Sherman’s dad said to give him $1,500, and he left work early that day and came home that night with a race car for his son.
“Ever since that day, all winter long I can’t wait till summer, and then all week long I can’t wait until the weekends,” Sherman said. “And my depression was kind of gone at that point because it was like I had something to look forward to, I had something going on.
“I really didn’t want to race because it’s a lot of money, a lot of time and all that, but from that point when my dad said you need a race car, I had friends come over and say, ‘You have a race car? Oh, we’ll help you.’ I’ve always raced with friends. My friends have changed over the years because they get married and have kids or move away or whatever, but I still race with my friends.”
In the 40 years since the day he got his first race car, Sherman has 25 championships across different tracks and series. He’s also the winningest modified driver at Limaland Motorsports Park with nearly 60 feature wins.
It hasn’t always been easy for Sherman, though. After winning five straight titles at Limaland, the wins stopped coming.
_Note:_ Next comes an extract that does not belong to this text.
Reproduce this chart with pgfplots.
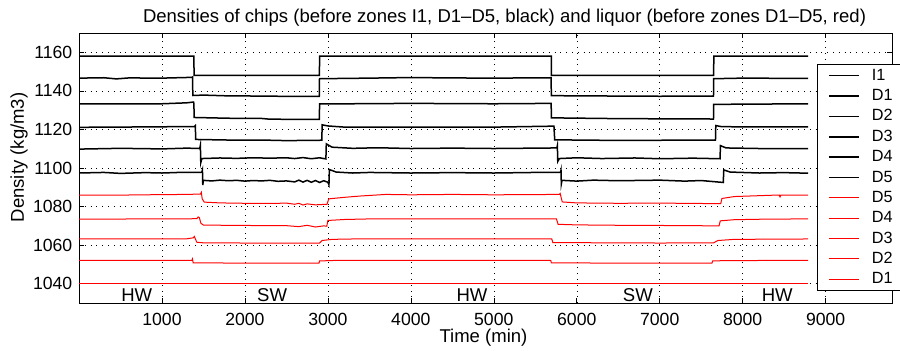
\documentclass[border=0pt]{standalone}
\usepackage{fontspec}
\setmainfont{Liberation Sans}
\usepackage{pgfplots}
\pgfplotsset{compat=1.18}
\newcommand{\fs}{\fontsize{17.7}{20}\selectfont}
\newcommand{\lfs}{\fontsize{18.6}{22}\selectfont}
\newcommand{\gfs}{\fontsize{16.3}{19}\selectfont}
\pgfplotsset{
  mylegimg/.style={legend image code/.code={\draw[##1] (0bp,0bp) -- (30bp,0bp);}},
}
\begin{document}
\begin{tikzpicture}[x=1bp,y=1bp]
\path[use as bounding box] (0,0) rectangle (900,350);
\begin{axis}[
  at={(79bp,47bp)}, anchor=south west,
  scale only axis, width=813bp, height=270bp,
  xmin=0, xmax=9800, ymin=1030, ymax=1170,
  xtick={1000,2000,...,9000}, ytick={1040,1060,...,1160},
  /pgf/number format/assume math mode=true,
  scaled x ticks=false,
  xticklabel style={font=\fs, anchor=north, inner sep=0pt, yshift=-10.3bp, /pgf/number format/1000 sep={}},
  yticklabel style={font=\fs, anchor=east, inner sep=0pt, xshift=-6.5bp, /pgf/number format/1000 sep={}},
  major tick length=5bp, tick align=inside, tick style={black, line width=0.6bp},
  axis line style={line width=0.8bp},
  grid=major, major grid style={black, line width=0.5bp, dash pattern=on 0.8bp off 5bp},
  title={Densities of chips (before zones I1, D1\textendash D5, black) and liquor (before zones D1\textendash D5, red)},
  title style={font=\lfs, at={(axis description cs:0.5234,1.0185)}, anchor=base, inner sep=0pt},
  xlabel={Time (min)},
  xlabel style={font=\lfs, at={(axis description cs:0.4975,-0.148)}, anchor=base, inner sep=0pt},
  ylabel={Density (kg/m3)},
  ylabel style={font=\lfs, at={(axis description cs:-0.0677,0.539)}, anchor=base, inner sep=0pt},
  mylegimg,
  legend style={at={(axis description cs:0.9081,0.8852)}, anchor=north west, font=\gfs,
    inner xsep=10.4bp, inner ysep=3.8bp, row sep=5.36bp, line width=0.8bp,
    nodes={inner sep=0pt, text height=12bp, text depth=3bp},
    /tikz/every odd column/.append style={column sep=12.3bp}},
  legend cell align=left,
]
% I1
\addplot[black, line width=1.5bp] coordinates {(0,1158) (1385,1158) (1387,1148) (2898,1148) (2900,1158) (5693,1158) (5695,1148) (7650,1148) (7652,1158) (8790,1158)};
\addlegendentry{I1}
% D1 chips
\addplot[black, line width=1.5bp] coordinates {(0,1146.6) (300,1146.8) (450,1146.2) (600,1146.7) (1000,1146.6) (1360,1147) (1369,1147.2) (1372,1137.6) (1500,1137.8) (1800,1137.4) (2200,1137.3) (2600,1137.1) (2896,1137.2) (2899,1146.3) (3500,1146.6) (4000,1146.9) (4500,1146.7) (5000,1146.6) (5690,1146.8) (5694,1137.5) (6500,1137.3) (7000,1137.2) (7648,1137.3) (7651,1146.3) (8000,1146.6) (8500,1146.5) (8790,1146.5)};
\addlegendentry{D1}
% D2 chips
\addplot[black, line width=1.5bp] coordinates {(0,1133.2) (1000,1133.3) (1300,1133.8) (1380,1134.2) (1385,1133.5) (1388,1126.2) (1800,1125.8) (2200,1125.7) (2300,1125.3) (2897,1125.2) (2900,1133.2) (4000,1133.5) (5000,1133.3) (5691,1133.5) (5695,1126) (6500,1125.6) (7648,1125.4) (7651,1133) (8790,1133.3)};
\addlegendentry{D2}
% D3 chips
\addplot[black, line width=1.5bp] coordinates {(0,1121.1) (800,1121.3) (1390,1121.5) (1402,1122) (1407,1114.8) (1800,1114.5) (2300,1114.4) (2500,1114.2) (2927,1114.4) (2931,1122.4) (3000,1121.8) (3200,1121.2) (5000,1121.2) (5725,1121.7) (5734,1114.6) (6500,1114.3) (7672,1114.5) (7676,1122) (7750,1121.4) (8790,1121.3)};
\addlegendentry{D3}
% D4 chips
\addplot[black, line width=1.5bp] coordinates {(0,1109.8) (500,1110.2) (1000,1109.9) (1300,1110.3) (1455,1110.1) (1463,1111.8) (1468,1102.8) (1480,1104.9) (1700,1105.2) (1900,1105) (2100,1105.3) (2300,1105.1) (2500,1105.3) (2600,1104.9) (2700,1105.4) (2800,1104.8) (2900,1105.3) (2976,1104.7) (2981,1112.5) (3050,1110.8) (3300,1110.2) (3600,1110.5) (4000,1110.1) (4500,1110.3) (5000,1110.1) (5500,1110.3) (5760,1110.4) (5766,1111.6) (5771,1103.4) (5790,1104.9) (6000,1105.3) (6300,1104.9) (6700,1105.2) (7000,1104.8) (7400,1105.1) (7727,1104.8) (7732,1111.6) (7800,1110.4) (8200,1110.1) (8790,1110)};
\addlegendentry{D4}
% D5 chips
\addplot[black, line width=1.5bp] coordinates {(0,1097.4) (300,1097.7) (500,1097.2) (800,1097.6) (1000,1097.4) (1200,1097.7) (1480,1097.8) (1488,1099) (1492,1091.2) (1500,1093.6) (1600,1093.3) (1700,1093.7) (1800,1093.4) (1900,1093.6) (2000,1093.2) (2100,1093.5) (2200,1093.3) (2300,1093.6) (2400,1093.1) (2500,1093.3) (2600,1092.8) (2650,1093.7) (2700,1092.7) (2750,1093.6) (2800,1092.6) (2850,1093.5) (2900,1092.5) (2950,1093.4) (3000,1092.6) (3013,1091.3) (3018,1099.2) (3100,1097.9) (3300,1097.4) (3500,1097.7) (4000,1097.4) (4500,1097.6) (5000,1097.4) (5500,1097.7) (5805,1097.8) (5810,1098.8) (5814,1091.8) (5822,1093.6) (6000,1093.2) (6200,1093.7) (6500,1093.4) (7000,1093.7) (7300,1093.2) (7500,1093.5) (7766,1092.5) (7772,1099) (7850,1097.9) (8200,1097.4) (8500,1097.6) (8790,1097.3)};
\addlegendentry{D5}
% D5 liquor
\addplot[red, line width=1bp] coordinates {(0,1085.9) (600,1086) (1000,1086.2) (1300,1086.3) (1465,1086.5) (1475,1087.4) (1485,1084) (1510,1082.3) (1700,1081.9) (2000,1081.7) (2300,1081.6) (2500,1081.8) (2600,1081.2) (2650,1081.7) (2700,1080.8) (2750,1081.4) (2850,1080.9) (2990,1081.2) (3010,1084) (3200,1084.8) (3400,1085.5) (3700,1086.3) (4000,1086.1) (4500,1086.3) (5000,1086.1) (5790,1086.3) (5800,1086.8) (5825,1082.4) (6000,1081.9) (6500,1081.7) (7000,1081.8) (7500,1081.6) (7735,1081.5) (7750,1084.2) (7900,1085.2) (8300,1085.8) (8440,1086) (8450,1085) (8460,1086) (8790,1086)};
\addlegendentry{D5}
% D4 liquor
\addplot[red, line width=1bp] coordinates {(0,1073.5) (1000,1073.6) (1420,1073.7) (1436,1074.6) (1450,1074.3) (1470,1071.3) (1500,1070.4) (2000,1070.2) (2500,1070.1) (2650,1069.6) (2750,1070.3) (2850,1069.4) (2950,1070) (2987,1069.8) (3000,1072.8) (3200,1073.3) (3500,1073.6) (5000,1073.6) (5755,1073.6) (5775,1070.8) (6000,1070.5) (6500,1070.3) (7000,1070.2) (7715,1070) (7730,1072.6) (7900,1073.2) (8300,1073.5) (8790,1073.6)};
\addlegendentry{D4}
% D3 liquor
\addplot[red, line width=1bp] coordinates {(0,1063.2) (1000,1063.3) (1300,1063.3) (1378,1063.8) (1390,1064.5) (1420,1061.5) (1500,1061.2) (2000,1061.1) (2500,1061.1) (2900,1061.1) (2930,1062.4) (3050,1063) (3300,1063.2) (5000,1063.3) (5698,1063.3) (5712,1061.3) (6500,1061.2) (7000,1061.1) (7650,1061.2) (7700,1062.4) (7900,1063) (8790,1063.2)};
\addlegendentry{D3}
% D2 liquor
\addplot[red, line width=1bp] coordinates {(0,1052.1) (1360,1052.1) (1368,1052.9) (1376,1050.8) (2000,1050.7) (2893,1050.7) (2900,1051.8) (3100,1052.1) (5686,1052.1) (5694,1050.8) (6500,1050.7) (7630,1050.7) (7638,1051.8) (7800,1052) (8790,1052.1)};
\addlegendentry{D2}
% D1 liquor
\addplot[red, line width=1bp] coordinates {(0,1040) (8790,1040)};
\addlegendentry{D1}
\node[font=\lfs, anchor=base] at (axis cs:696,1031) {HW};
\node[font=\lfs, anchor=base] at (axis cs:2328,1031) {SW};
\node[font=\lfs, anchor=base] at (axis cs:4737,1031) {HW};
\node[font=\lfs, anchor=base] at (axis cs:6737,1031) {SW};
\node[font=\lfs, anchor=base] at (axis cs:8416,1031) {HW};
\end{axis}
\end{tikzpicture}
\end{document}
His son, Brennan, told him he needed to grow with the times in the sport and get more technical with his equipment and setups.
“I went like 2016, ’17, ’18, I didn’t win very much, and we were struggling and I was getting depressed because we weren’t doing very good,” Sherman said. “And once we bought a pulldown rig and started getting some of the equipment that got our car better, we started winning again. And I said, ‘Hey it’s the car, it’s not me. I can still drive.'”
Brennan, who also helps Sherman run a racing parts sales business, does most of the technical and setup work on the car. Sherman does the maintenance throughout the week. He’s found, “There’s a lot of pride in it when you build the car yourself.
“It does get frustrating,” Sherman added. “It’s a very humbling sport at my age, and these younger kids seem like they’re going to take over the sport, but I’m still able to win races.”
Sherman’s family is getting shirts made to commemorate his 40 years in racing that will feature pictures of his cars throughout the years.
He isn’t in any hurry to stop at four decades though. He’s already making plans to continue defending his titles at Limaland this summer.
“As long as my health holds out and I can still do it, I will definitely be racing at Limaland,” he said.